How could this situation have been prevented? Is this a case of trying to dodge personal responsibility for one’s actions? Would it have made any difference if Bo found his own accommodation for a missing driver’s license? Does having an employee assistance plan constitute sufficient accommodation? How closely should a company monitor an employee’s off-hour activities?
A plant engineer says:
This situation could have been prevented if Bo didn’t drive while under the influence of alcohol. I believe he’s trying to dodge personal responsibility for his actions. Acme has clear standards in place concerning conduct. If Bo didn’t want to abide by those standards, he should have left when they were put in place. Does a company not have the right to expect a certain standard of behavior for its executives? Bo drives a company vehicle with the company identity on the side. That carries a greater level of responsibility than most others who work for the company but drive their own vehicles.
Bo’s driving status isn’t the case here. It’s the actions that led up to the accident that are important. Having someone drive Bo isn’t the answer. Bo living up to company standards is. People who operate company vehicles, whether automobiles, trucks or powered industrial lifts can’t be allowed to operate those vehicles while under the influence of alcohol or drugs. To do so is an offense worthy of dismissal in many, if not most, companies. If Bo were operating a powered industrial lift and had an accident, he’d have been tested for drugs and alcohol. If the test were positive, he would have been let go. The same standard should apply to those driving company vehicles. Bo must go!
Jeffrey L. Strasser, Bacova Guild, (540) 863-2656
An academician says:
Both alcoholism and drug use are considered disabilities and are covered by the Americans with Disabilities Act, and the employer must provide “reasonable accommodation,” including adjustments to the work schedule to allow for ongoing treatment, as well as adjustments in job duties. However, the “disabled” worker is to be held to the same work standards as workers who aren’t disabled, and failure to perform at these standards is grounds for dismissal.
Acme’s process for handling Bo is pretty standard — a warning from HR, then a referral to an alcohol treatment facility and then some way to monitor the employee’s participation in treatment. However, Acme might have been a little quick to terminate Bo.

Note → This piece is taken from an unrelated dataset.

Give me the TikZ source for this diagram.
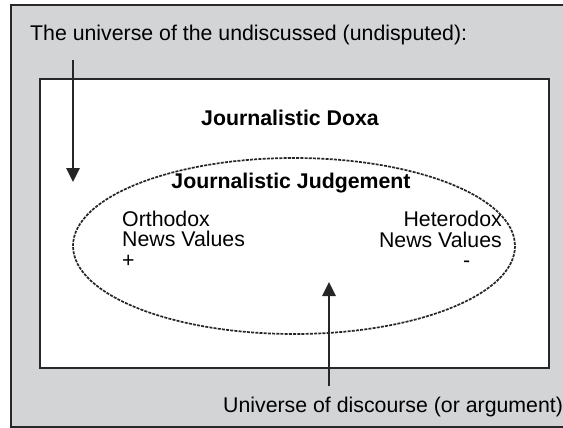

He was on administrative leave during the treatment and thus Acme couldn’t determine whether his behavior, after a reasonable time in treatment, actually met Acme standards. My suggestion would have been to bring Bo back to work, maybe with adjusted work duties, after he completes a specified time in treatment and monitor his performance. If he doesn’t meet standards post-treatment, then termination is appropriate.
Professor Homer H. Johnson, Ph.D., Loyola University Chicago, (312) 915-6682
An attorney says:
As this scenario indicates, dealing with an employee having an alcohol problem or predilection can be tricky. Even if alcoholism is protected as a disability under state or federal law, an employer need not take unreasonable measures to accommodate an employee. It would be unreasonable to allow an alcoholic to work while under the influence or to let him drive a car while intoxicated or without a license, for example. The most likely kind of accommodation an employer would be required to provide an alcoholic employee would be a leave of absence to obtain treatment. Acme provided Bo with a leave, but while he was on leave, it reconsidered the situation and made a decision to terminate him for conduct unbecoming an executive.
These issues can arise in a variety of circumstances — an employee arrested for child abuse, for example — when the wrongdoing has no relationship to the employee’s work or his ability to perform the job but merely affects the company’s reputation. There’s no law that precludes an employer from terminating an employee who has engaged in conduct reflecting adversely on the employer. But if Bo could prove that Acme didn’t terminate another employee who engaged in similarly inappropriate conduct who was not an alcoholic, it would add fuel to his ADA claim. How closely an employer should monitor an employee’s off-hour and off-premises conduct has been the subject of much debate. When employers began terminating employees for overeating or smoking, for example, various states passed laws to combat that trend. Typically, those laws prohibit an employer from terminating an employee for engaging in legal conduct while off work. But in the last analysis here, Bo has no one but himself to blame for driving under the influence and causing physical injury.